Integration with Drift lets marketers add live chat into their content experiences, providing a fast way to go from reading content to asking questions to a real person. There's integration with marketing automation platforms that enable marketers to track lead activity. And then there's integration with analytics tools like HotJar, FullStory, Google Tag Manager, and many others that allow you to understand how customers are interacting with your content and your overall experiences (eg: how much of the landing page are they looking at).

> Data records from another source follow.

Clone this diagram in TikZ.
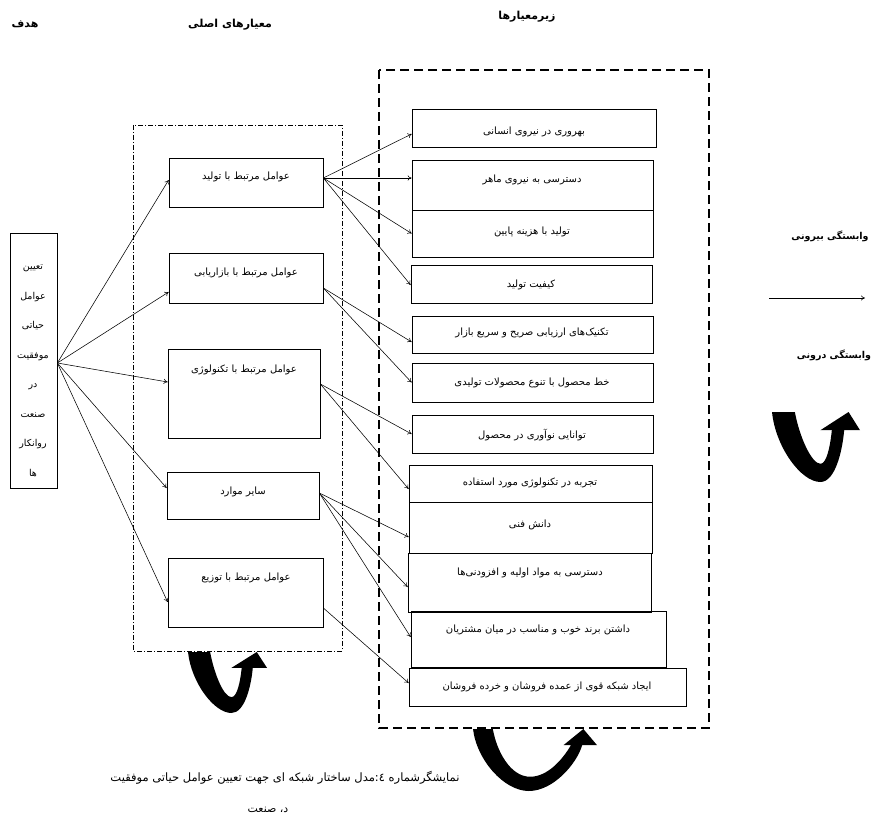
\documentclass[tikz,border=0pt]{standalone}
\usepackage{fontspec}
\usetikzlibrary{arrows.meta,calc}
\TeXXeTstate=1
\newfontfamily\arabicfont[Script=Arabic]{DejaVu Sans}
\newcommand\fa[1]{\beginR #1\endR}
\newcommand\rbox[5]{\node[box,minimum width={#4-#2},minimum height={#5-#3}] (#1) at ({(#2+#4)/2},{(#3+#5)/2}) {};}
\tikzset{
  uturn/.pic={
    \fill[black] (0,0) .. controls (0.04,0.5) and (0.33,1) .. (0.55,1)
      .. controls (0.72,1) and (0.8,0.55) .. (0.82,0.26) -- (1,0.26) -- (0.87,0) -- (0.55,0.26) -- (0.68,0.26)
      .. controls (0.66,0.5) and (0.62,0.74) .. (0.55,0.74)
      .. controls (0.45,0.74) and (#1+0.05,0.35) .. (#1,0) -- cycle;
  },
  uturnw/.pic={
    \fill[black] (0,0) .. controls (0.03,0.5) and (0.25,1) .. (0.45,1)
      .. controls (0.65,1) and (0.84,0.55) .. (0.88,0.26) -- (1,0.26) -- (0.89,0) -- (0.73,0.26) -- (0.79,0.26)
      .. controls (0.72,0.5) and (0.6,0.77) .. (0.46,0.77)
      .. controls (0.3,0.77) and (0.19,0.35) .. (0.16,0) -- cycle;
  }
}
\begin{document}
\begin{tikzpicture}[x=1pt,y=-1pt,
  box/.style={draw,line width=0.7pt,inner sep=0pt},
  fa/.style={font=\arabicfont\fontsize{10}{12}\selectfont,inner sep=0pt},
  ttl/.style={font=\arabicfont\bfseries\fontsize{11}{13}\selectfont,inner sep=0pt},
  lg/.style={font=\arabicfont\bfseries\fontsize{9.5}{12}\selectfont,inner sep=0pt},
  conn/.style={line width=0.55pt,-{To[length=4pt,width=5pt]}},
]
\useasboundingbox (0,0) rectangle (874,818);
\fill[white] (0,0) rectangle (874,818);

% titles
\node[ttl] (t1) at (25,24) {\fa{هدف}};
\node[ttl] (t2) at (230,25) {\fa{معیارهای اصلی}};
\node[ttl] (t3) at (527,17) {\fa{زیرمعیارها}};

% group frames
\draw[line width=0.6pt,dash pattern=on 5pt off 2pt on 1pt off 2pt] (133,125) rectangle (342,651);
\draw[line width=2.4pt,dash pattern=on 9pt off 5pt] (379,70) rectangle (709,728);

% goal
\rbox{g}{10}{233}{57}{488}
\node[fa,align=center,font=\arabicfont\fontsize{9.5}{29.5}\selectfont] (gt) at (33,371)
  {\fa{تعیین}\\\fa{عوامل}\\\fa{حیاتی}\\\fa{موفقیت}\\\fa{در}\\\fa{صنعت}\\\fa{روانکار}\\\fa{ها}};

% main criteria
\rbox{m1}{169}{158}{323}{207}
\rbox{m2}{169}{253}{323}{303}
\rbox{m3}{168}{349}{320}{438}
\rbox{m4}{167}{472}{319}{519}
\rbox{m5}{168}{558}{323}{627}
\node[fa] (m1t) at (246,177) {\fa{عوامل مرتبط با تولید}};
\node[fa] (m2t) at (246,273) {\fa{عوامل مرتبط با بازاریابی}};
\node[fa] (m3t) at (244,370) {\fa{عوامل مرتبط با تکنولوژی}};
\node[fa] (m4t) at (243,492) {\fa{سایر موارد}};
\node[fa] (m5t) at (246,578) {\fa{عوامل مرتبط با توزیع}};

% sub criteria
\rbox{s1}{412}{109}{656}{147}
\rbox{s2}{412}{160}{653}{210}
\rbox{s3}{412}{210}{653}{257}
\rbox{s4}{411}{265}{652}{303}
\rbox{s5}{412}{316}{653}{353}
\rbox{s6}{412}{363}{653}{402}
\rbox{s7}{412}{415}{653}{453}
\rbox{s8}{409}{465}{652}{502}
\rbox{s9}{409}{502}{652}{553}
\rbox{s10}{408}{553}{651}{612}
\rbox{s11}{411}{611}{666}{667}
\rbox{s12}{409}{668}{686}{706}
\node[fa] (s1t) at (534,132) {\fa{بهروری در نیروی انسانی}};
\node[fa] (s2t) at (532,180) {\fa{دسترسی به نیروی ماهر}};
\node[fa] (s3t) at (532,232) {\fa{تولید با هزینه پایین}};
\node[fa] (s4t) at (531,285) {\fa{کیفیت تولید}};
\node[fa] (s5t) at (532,333) {\fa{تکنیک‌های ارزیابی صریح و سریع بازار}};
\node[fa] (s6t) at (532,383) {\fa{خط محصول با تنوع محصولات تولیدی}};
\node[fa] (s7t) at (532,435) {\fa{توانایی نوآوری در محصول}};
\node[fa] (s8t) at (530,483) {\fa{تجربه در تکنولوژی مورد استفاده}};
\node[fa] (s9t) at (530,525) {\fa{دانش فنی}};
\node[fa] (s10t) at (530,573) {\fa{دسترسی به مواد اولیه و افزودنی‌ها}};
\node[fa] (s11t) at (538,630) {\fa{داشتن برند خوب و مناسب در میان مشتریان}};
\node[fa] (s12t) at (547,687) {\fa{ایجاد شبکه قوی از عمده فروشان و خرده فروشان}};

% goal -> main
\draw[conn] ([yshift=-2.5pt]g.east) -- ([yshift=2.5pt]m1.west);
\draw[conn] ([yshift=-2.5pt]g.east) -- ([yshift=-14pt]m2.west);
\draw[conn] ([yshift=-2.5pt]g.east) -- ([yshift=11.5pt]m3.west);
\draw[conn] ([yshift=-2.5pt]g.east) -- ([yshift=7.5pt]m4.west);
\draw[conn] ([yshift=-2.5pt]g.east) -- ([yshift=-9.5pt]m5.west);

% main -> sub
\draw[conn] ([yshift=4.5pt]m1.east) -- ([yshift=-6pt]s1.west);
\draw[conn] ([yshift=4.5pt]m1.east) -- ([yshift=7pt]s2.west);
\draw[conn] ([yshift=4.5pt]m1.east) -- (s3.west);
\draw[conn] ([yshift=4.5pt]m1.east) -- ([yshift=-1pt]s4.west);
\draw[conn] ([yshift=-10pt]m2.east) -- ([yshift=-7.5pt]s5.west);
\draw[conn] ([yshift=-10pt]m2.east) -- (s6.west);
\draw[conn] ([yshift=9.5pt]m3.east) -- (s7.west);
\draw[conn] ([yshift=9.5pt]m3.east) -- ([yshift=-5.5pt]s8.west);
\draw[conn] ([yshift=2.5pt]m4.east) -- ([yshift=-9.5pt]s9.west);
\draw[conn] ([yshift=2.5pt]m4.east) -- ([yshift=-4.5pt]s10.west);
\draw[conn] ([yshift=2.5pt]m4.east) -- ([yshift=2pt]s11.west);
\draw[conn] ([yshift=-15.5pt]m5.east) -- ([yshift=4pt]s12.west);

% legend
\node[lg] (l1) at (830,236) {\fa{وابستگی بیرونی}};
\coordinate (la) at (769,298);
\coordinate (lb) at (865,298);
\draw[conn] (la) -- (lb);
\node[lg] (l2) at (834,355) {\fa{وابستگی درونی}};
\pic[xscale=88,yscale=70] at (772,412) {uturn=0.26};

% inner dependence arrows
\pic[xscale=79,yscale=61] at (188,652) {uturn=0.28};
\pic[xscale=124,yscale=62] at (473,729) {uturnw};

% caption
\node[fa,font=\arabicfont\fontsize{11.5}{13}\selectfont] (cap1) at (285,778) {\fa{نمایشگرشماره ٤:مدل ساختار شبکه ای جهت تعیین عوامل حیاتی موفقیت}};
\node[fa,font=\arabicfont\fontsize{11}{13}\selectfont] (cap2) at (268,810) {\fa{د، صنعت}};
\end{tikzpicture}
\end{document}
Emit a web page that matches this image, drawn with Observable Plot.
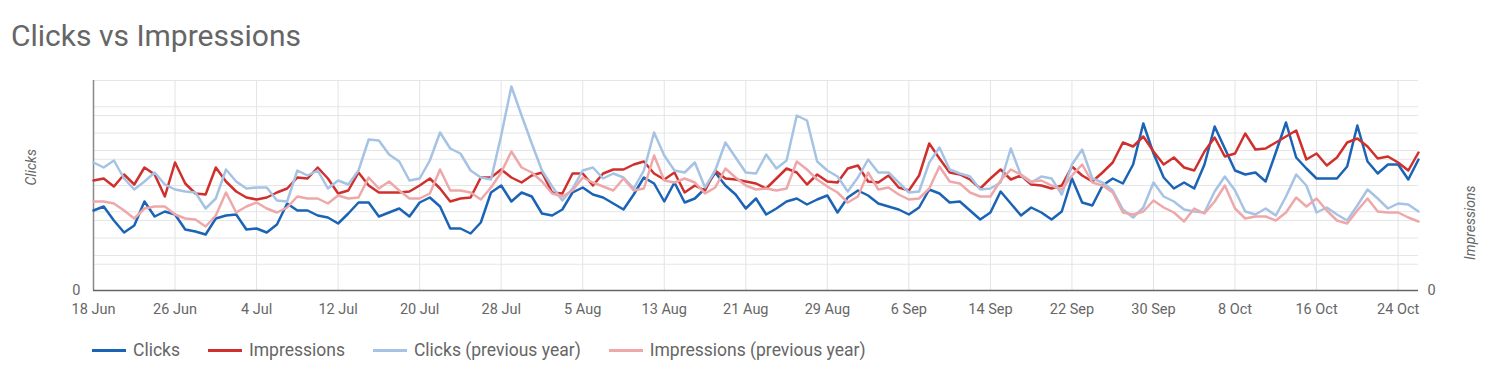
<!DOCTYPE html>
<html><head><meta charset="utf-8">
<script src="https://cdn.jsdelivr.net/npm/d3@7"></script>
<script src="https://cdn.jsdelivr.net/npm/@observablehq/plot@0.6"></script>
<style>
body{margin:0;background:#fff;font-family:Roboto,sans-serif;width:1494px;height:378px;position:relative;overflow:hidden}
#title{position:absolute;left:11px;top:21px;font-size:30px;line-height:30px;color:#666;white-space:nowrap}
#chart{position:absolute;left:0;top:70px}
#legend{position:absolute;left:92px;top:341px;display:flex;align-items:center;font-size:17.5px;line-height:18px;color:#666;white-space:nowrap}
.item{display:flex;align-items:center;margin-right:28px}
.sw{width:34px;height:3px;margin-right:7px}
</style></head>
<body>
<div id="title">Clicks vs Impressions</div>
<div id="chart"></div>
<div id="legend"></div>
<script>
// Daily values from 18 Jun to 26 Oct (unlabelled index scale, 0 at baseline)
const startDate = "2019-06-18";
const clicks = [80,84,70,58,65,89,74,79,76,61,59,56,72,75,76,61,62,58,66,87,80,80,75,
73,67,77,88,88,74,78,82,74,88,93,84,62,62,57,68,98,105,89,98,94,77,75,
81,98,103,96,93,87,81,96,113,107,89,108,88,92,102,118,105,96,82,92,76,82,89,
92,86,91,95,78,93,100,95,87,84,81,76,83,101,97,88,89,80,71,78,99,87,
75,83,78,71,79,112,88,85,105,112,107,126,167,137,113,102,108,102,126,164,142,120,116,
118,109,138,168,133,122,112,112,112,124,165,129,117,126,126,111,131];
const impressions = [110,112,104,116,106,123,116,94,128,107,97,96,123,109,99,93,91,93,98,102,113,112,123,
112,97,100,118,105,98,98,98,99,105,112,102,89,92,93,113,113,121,113,108,115,118,98,
97,117,117,105,117,121,121,126,129,117,111,118,98,105,100,120,112,111,109,107,102,112,122,
118,106,116,109,108,122,125,109,108,115,103,100,115,147,132,118,116,111,102,112,121,111,
115,106,105,102,105,124,115,109,118,128,148,144,154,139,126,133,123,120,139,153,134,137,157,
141,142,148,154,160,131,137,125,133,148,152,144,132,134,128,120,138];
const clicksPrev = [128,123,130,112,101,109,118,106,101,99,98,82,92,121,109,102,103,103,90,89,120,115,120,
102,110,106,120,151,150,136,129,110,112,130,158,142,137,120,113,111,155,204,175,147,120,104,
90,102,120,123,112,117,113,102,120,158,135,120,118,128,103,120,148,133,118,117,136,122,130,
175,170,129,120,114,99,113,131,118,118,108,98,99,128,143,121,117,114,101,102,108,142,
115,108,114,112,96,126,141,112,108,100,81,73,83,108,94,89,81,79,78,99,114,100,79,
76,82,75,94,116,105,78,83,76,70,85,101,92,82,87,86,79];
const impressionsPrev = [89,89,87,80,72,82,84,84,76,72,71,64,75,98,78,84,88,82,78,83,94,92,92,
87,95,92,93,113,102,109,100,92,92,97,121,100,100,98,91,103,118,139,123,118,109,97,
94,100,113,108,104,100,112,100,102,135,110,108,112,108,97,103,122,113,105,101,102,100,102,
129,121,111,104,98,88,94,118,101,103,96,91,92,102,124,109,107,98,94,94,110,121,
116,109,110,105,101,115,126,108,105,98,78,76,79,90,83,78,69,82,77,89,105,82,72,
74,74,70,78,93,84,92,80,70,67,80,92,79,78,78,73,69];
const seriesNames = ["Clicks","Impressions","Clicks (previous year)","Impressions (previous year)"];
const seriesColors = ["#1b63b5","#d0302d","#a6c3e4","#eea8aa"];
const tickLabels = ["18 Jun","26 Jun","4 Jul","12 Jul","20 Jul","28 Jul","5 Aug","13 Aug","21 Aug","29 Aug","6 Sep","14 Sep","22 Sep","30 Sep","8 Oct","16 Oct","24 Oct"];
const yMax = 210;
const clicksGrid = d3.range(1, 9).map(k => k * yMax / 8);
const impressionsGrid = d3.range(1, 7).map(k => k * yMax / 6);

const start = new Date(startDate);
const dates = clicks.map((_, i) => d3.utcDay.offset(start, i));
const tickDates = tickLabels.map((_, i) => dates[i * 8]);
const arrays = [clicks, impressions, clicksPrev, impressionsPrev];
const rows = seriesNames.flatMap((name, s) => arrays[s].map((v, i) => ({date: dates[i], value: v, series: name})));

const chart = Plot.plot({
  width: 1494, height: 250,
  marginTop: 10, marginBottom: 30, marginLeft: 93, marginRight: 76,
  style: {fontFamily: "Roboto, sans-serif", fontSize: "14px", color: "#666", background: "transparent"},
  x: {type: "utc", domain: [dates[0], dates[dates.length - 1]]},
  y: {domain: [0, yMax]},
  color: {domain: seriesNames, range: seriesColors},
  marks: [
    Plot.ruleY(clicksGrid, {stroke: "#e6e6e6"}),
    Plot.ruleY(impressionsGrid, {stroke: "#e6e6e6"}),
    Plot.gridX(tickDates, {stroke: "#e4e4e4", strokeOpacity: 1}),
    Plot.axisX(tickDates, {tickSize: 0, tickPadding: 13, fontSize: 14.5, label: null,
      tickFormat: d => tickLabels[tickDates.findIndex(t => +t === +d)]}),
    Plot.axisY([0], {anchor: "left", tickSize: 0, tickPadding: 13, label: null, fontSize: 14.5}),
    Plot.axisY([0], {anchor: "right", tickSize: 0, tickPadding: 9, label: null, fontSize: 14.5}),
    Plot.ruleX([dates[0]], {stroke: "#888", strokeWidth: 1.5}),
    Plot.ruleY([0], {stroke: "#666", strokeWidth: 1.5}),
    Plot.lineY(rows, {x: "date", y: "value", stroke: "series", z: "series", strokeWidth: 2.5}),
    Plot.text(["Clicks"], {text: d => d, frameAnchor: "left", dx: -62, rotate: -90, fontStyle: "italic", fontSize: 14, fill: "#666"}),
    Plot.text(["Impressions"], {text: d => d, frameAnchor: "right", dx: 52, rotate: -90, fontStyle: "italic", fontSize: 14, fill: "#666"})
  ]
});
document.getElementById("chart").appendChild(chart);

const legend = d3.select("#legend");
seriesNames.forEach((name, i) => {
  const item = legend.append("div").attr("class", "item");
  item.append("div").attr("class", "sw").style("background", seriesColors[i]);
  item.append("span").text(name);
});
</script>
</body></html>
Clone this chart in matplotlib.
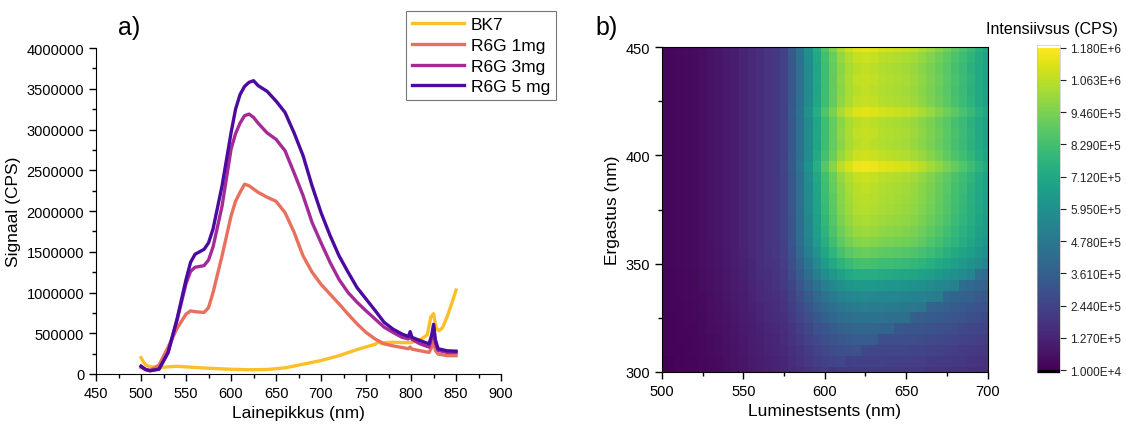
import numpy as np
import matplotlib
matplotlib.use("Agg")
import matplotlib.pyplot as plt
from matplotlib.ticker import MultipleLocator

plt.rcParams['font.family'] = ['Liberation Sans', 'DejaVu Sans']

# a) emissioonispektrid (signaal tuhandetes CPS)
wl_r6g = [500, 505, 510, 520, 530, 540, 550, 555, 560, 570, 575, 580, 590, 600, 605, 610,
          615, 620, 625, 630, 640, 650, 660, 670, 680, 690, 700, 710, 720, 730, 740, 750,
          760, 770, 780, 790, 797, 799, 801, 810, 820, 823, 825, 827, 830, 840, 850]
r6g_5mg = [95, 55, 40, 60, 265, 675, 1160, 1370, 1470, 1530, 1610, 1780, 2310, 2960, 3250, 3430,
           3530, 3580, 3600, 3540, 3470, 3350, 3210, 2960, 2680, 2310, 1980, 1700, 1450, 1250, 1060, 920,
           780, 635, 550, 490, 460, 520, 450, 410, 370, 480, 610, 420, 310, 285, 280]
r6g_3mg = [95, 55, 40, 60, 260, 660, 1110, 1260, 1310, 1330, 1400, 1560, 2060, 2760, 2950, 3080,
           3170, 3190, 3150, 3080, 2960, 2880, 2740, 2470, 2190, 1860, 1610, 1370, 1160, 1000, 880, 775,
           675, 575, 510, 450, 430, 470, 425, 370, 330, 450, 575, 380, 290, 265, 265]
r6g_1mg = [80, 55, 45, 110, 330, 560, 735, 775, 765, 755, 815, 1000, 1450, 1940, 2120, 2230,
           2330, 2310, 2270, 2230, 2170, 2120, 1980, 1740, 1450, 1250, 1100, 980, 860, 735, 615, 510,
           430, 370, 345, 325, 310, 330, 305, 285, 265, 330, 430, 290, 245, 225, 225]
wl_bk7 = [500, 503, 506, 510, 520, 540, 560, 580, 600, 620, 640, 660, 680, 700, 720, 740, 760,
          765, 767, 770, 780, 790, 800, 810, 818, 822, 825, 828, 831, 835, 840, 845, 850]
bk7 = [200, 140, 105, 90, 80, 95, 80, 68, 58, 52, 55, 75, 120, 165, 225, 300, 365,
       400, 370, 385, 390, 385, 385, 420, 480, 700, 740, 560, 530, 570, 700, 860, 1030]

# b) ergastus-emissioon kaart
em = np.arange(500, 701, 5)
ex = np.arange(300, 451, 5)
em_floor = [0.3, 0.3, 0.35, 0.4, 0.45, 0.55, 0.65, 0.75, 0.9, 1.05, 1.25, 1.45, 1.65, 1.85,
            2.0, 2.15, 2.25, 2.3, 2.3, 2.3, 2.3, 2.3, 2.3, 2.3, 2.3, 2.3, 2.3, 2.3, 2.3, 2.3,
            2.3, 2.3, 2.3, 2.25, 2.25, 2.25, 2.2, 2.2, 2.2, 2.2, 2.2]
em_peak = [0, 0, 0, 0, 0, 0, 0, 0, 0, 0, 0, 0, 0, 0, 0, 0.03, 0.12, 0.25, 0.4, 0.55, 0.68,
           0.78, 0.87, 0.93, 0.97, 0.98, 0.97, 0.95, 0.94, 0.93, 0.92, 0.9, 0.87, 0.84, 0.8,
           0.76, 0.72, 0.68, 0.63, 0.58, 0.53]
ex_floor = [0.6, 0.62, 0.65, 0.68, 0.72, 0.76, 0.8, 0.84, 0.88, 0.92, 0.95, 0.97, 1.0, 1.0,
            1.0, 1.0, 1.0, 1.0, 1.0, 1.0, 1.0, 1.0, 1.0, 1.0, 1.0, 1.0, 1.0, 1.0, 1.0, 1.0, 1.0]
ex_gain = [0.12, 0.15, 0.18, 0.22, 0.26, 0.31, 0.36, 0.42, 0.5, 0.6, 0.7, 0.78, 0.84, 0.88,
           0.91, 0.93, 0.94, 0.95, 0.97, 1.05, 0.98, 0.95, 0.96, 0.95, 1.02, 0.96, 0.95, 0.96,
           0.95, 0.97, 1.03]
cbar_ticks = [1.0e4, 1.27e5, 2.44e5, 3.61e5, 4.78e5, 5.95e5, 7.12e5, 8.29e5, 9.46e5, 1.063e6, 1.18e6]

fig = plt.figure(figsize=(11.26, 4.27), dpi=100)

# ---- a) ----
ax = fig.add_axes([0.0853, 0.1218, 0.3597, 0.7632])
ax.plot(wl_bk7, np.array(bk7) * 1000, color='#fbbf2a', lw=2.4, label='BK7')
ax.plot(wl_r6g, np.array(r6g_1mg) * 1000, color='#e8705f', lw=2.4, label='R6G 1mg')
ax.plot(wl_r6g, np.array(r6g_3mg) * 1000, color='#a42a98', lw=2.4, label='R6G 3mg')
ax.plot(wl_r6g, np.array(r6g_5mg) * 1000, color='#4b0aa0', lw=2.4, label='R6G 5 mg')
ax.set_xlim(450, 900)
ax.set_ylim(0, 4000000)
ax.xaxis.set_major_locator(MultipleLocator(50))
ax.xaxis.set_minor_locator(MultipleLocator(25))
ax.yaxis.set_major_locator(MultipleLocator(500000))
ax.yaxis.set_minor_locator(MultipleLocator(250000))
ax.ticklabel_format(axis='y', style='plain', useOffset=False)
ax.spines['top'].set_visible(False)
ax.spines['right'].set_visible(False)
ax.tick_params(which='major', length=5, width=1, labelsize=10.5, direction='out')
ax.tick_params(which='minor', length=3, width=1, direction='out')
ax.set_xlabel('Lainepikkus (nm)', fontsize=12.5)
ax.set_ylabel('Signaal (CPS)', fontsize=12.5)
leg = ax.legend(loc='upper right', bbox_to_anchor=(0.494, 0.972), bbox_transform=fig.transFigure,
                fontsize=12.5, frameon=True, fancybox=False, handlelength=3.0,
                borderaxespad=0, borderpad=0.35, labelspacing=0.32, handletextpad=0.4)
leg.get_frame().set_edgecolor('#555555')
leg.get_frame().set_linewidth(0.8)
fig.text(0.105, 0.935, 'a)', fontsize=18, va='center')

# ---- b) ----
Z = np.outer(ex_floor, em_floor) * 1e5 + np.outer(ex_gain, em_peak) * 9e5
EM, EX = np.meshgrid(em, ex)
Z = np.where(EM > 2 * EX, Z * 0.85, Z)

cmap = plt.get_cmap('viridis').with_extremes(over='white', under='black')
ax2 = fig.add_axes([0.588, 0.1265, 0.289, 0.761])
mesh = ax2.pcolormesh(em, ex, Z, cmap=cmap, vmin=1.0e4, vmax=1.18e6, shading='nearest')
ax2.set_xlim(500, 700)
ax2.set_ylim(300, 450)
ax2.xaxis.set_major_locator(MultipleLocator(50))
ax2.xaxis.set_minor_locator(MultipleLocator(25))
ax2.yaxis.set_major_locator(MultipleLocator(50))
ax2.yaxis.set_minor_locator(MultipleLocator(25))
ax2.tick_params(which='major', length=5, width=1, labelsize=10.5, direction='out')
ax2.tick_params(which='minor', length=3, width=1, direction='out')
for s in ax2.spines.values():
    s.set_linewidth(0.8)
ax2.set_xlabel('Luminestsents (nm)', fontsize=12.5)
ax2.set_ylabel('Ergastus (nm)', fontsize=12.5)
fig.text(0.529, 0.935, 'b)', fontsize=18, va='center')

cax = fig.add_axes([0.921, 0.125, 0.0205, 0.767])
cb = fig.colorbar(mesh, cax=cax, extend='both', extendrect=True, extendfrac=0.008)
cb.outline.set_linewidth(0.4)
cb.outline.set_edgecolor('#bbbbbb')
cb.set_ticks(cbar_ticks)


def sci_lbl(v):
    m, e = f"{v:.3E}".split('E')
    return f"{m}E+{int(e)}"


cb.set_ticklabels([sci_lbl(v) for v in cbar_ticks])
cax.tick_params(length=4, width=0.8, labelsize=8.5, colors='#222222')
fig.text(0.934, 0.93, 'Intensiivsus (CPS)', fontsize=11.5, ha='center', va='center')

fig.savefig('out.png', dpi=100)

The common thread to all these examples is that organizations can create many different types of content experiences, with the intent to develop them for people, either one-to-one, accounts, segments, or whatever your marketing strategy requires. The truth is, content alone is the answer to winning customers; you have to understand the context of the situation to deliver the best content at that point in time. 

My take

I do believe organizations win customers with their content., but I don't think that gets dome through a blog, or a resource hub, or a bunch of social posts aimed at everyone and no one at the same time. There are many great tools out there that enable marketers to create better content-driven experiences, but they need to work together to deliver the best ones. 

If you are a customer of Uberflip, you now have the chance to put its new functional claims to the test. If you aren't, start asking your content provider what they are doing to enable this kind of capability,. Maybe they already are. If they aren't, and they don't have plans to do so, you need to re-think how you are supporting your customers.